A review by 1ncubus
Jakob der Lügner: Text und Kommentar by Jurek Becker

dark emotional funny reflective sad medium-paced

4.0

Der Roman ist kein antifaschistisches Kampfbuch, und das will er auch nicht sein. Es ist kein Buch über die Deutschen und ihre Grausamkeiten im Nationalsozialismus, es ist ein Buch über die Juden, die in dieser Zeit lebten, überlebten und nicht überlebten. Den Mangel an politischem Bewusstsein könnte man dem Roman zwar vorwerfen, dieser "Mangel" ist aber meines Auffassens nach durchaus beabsichtigt und macht das Buch viel mehr aus. Der Roman beschreibt fast banales Alltagsleben und legt den Fokus auf durch und durch menschliche Dinge - Zwist zwischen Freunden, die erste Liebe, Neugier, Neid. Von Pathos oder Heldentum ist nichts zu spüren. Dabei soll die Ghettoerfahrung nicht verharmlost werden. Viel mehr wird sie aus der Sicht eines fiktiven Überlebenden in ihrer Härte, aber mit Humor geschildert.
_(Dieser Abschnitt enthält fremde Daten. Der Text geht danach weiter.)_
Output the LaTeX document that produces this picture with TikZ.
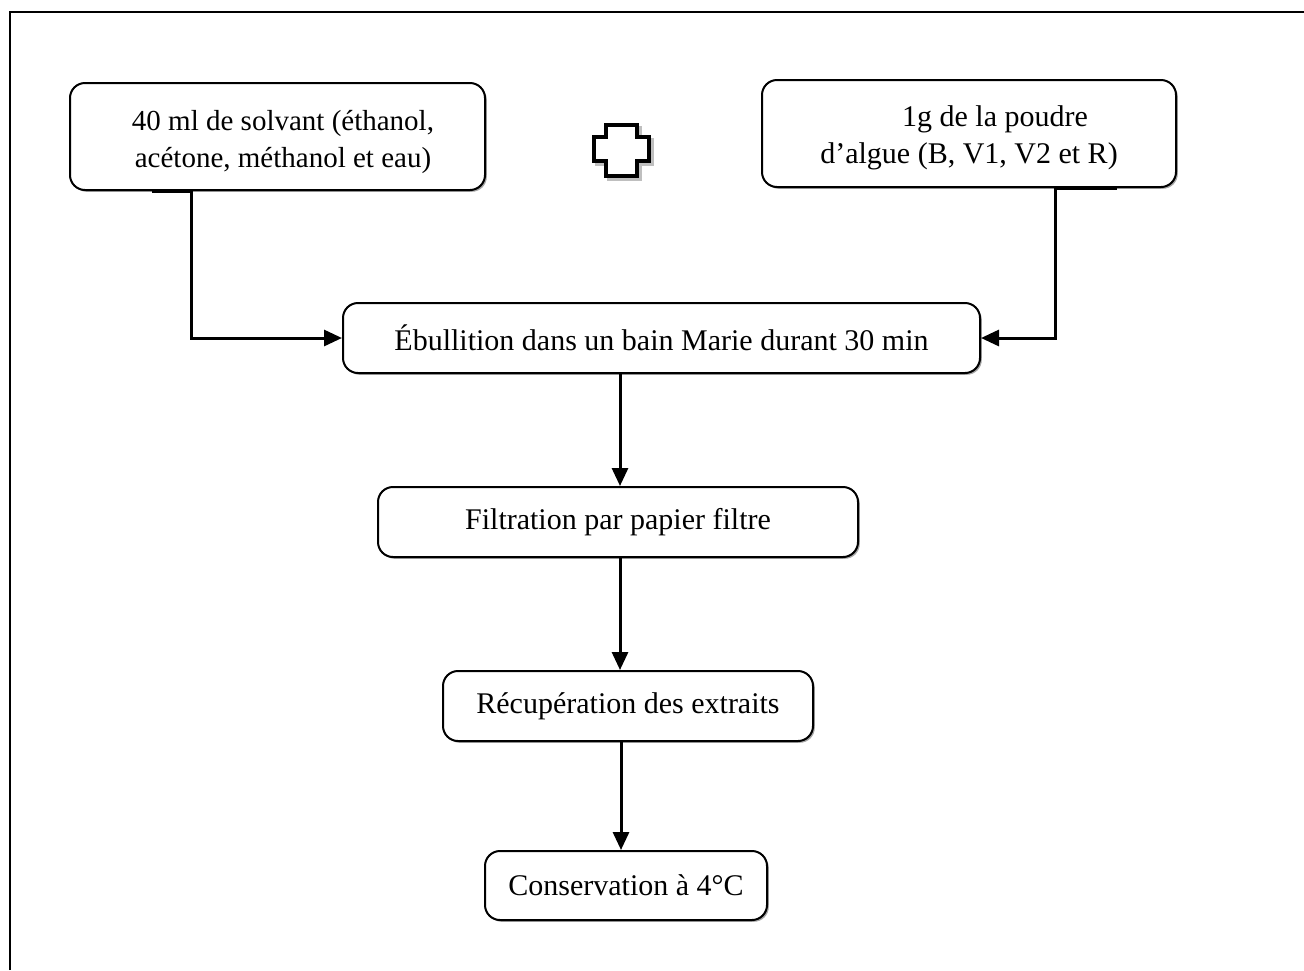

Den Erzähler lernt der Leser zwar nicht viel näher kennen, trotzdem ist er ein zentrales Stück der Handlung. Häufig tritt er einen Schritt vom Erzählten zurück, berichtigt, vermutet, erklärt, entschuldigt sich. Es geht ihm nicht um eine durch und durch wahrheitsgemäße Darstellung der genauen Ereignisse, sondern darum, ein Bild der Menschen im Ghetto zu zeichnen. Das macht die Erfahrung besonders greifbar und interessant. Er bietet zum Schluss ein "alternatives Ende", nicht nach meinem Geschmack - es wirkte, als wäre die Geschichte von Jakob eine Fabel gewesen, von der man mit ein wenig Fantasie das Ende einfach umdichten könnte. Ich kann den Erzähler bzw. auch den Autor in diesem Punkt aber durchaus nachvollziehen. Insgesamt sehr gelungen.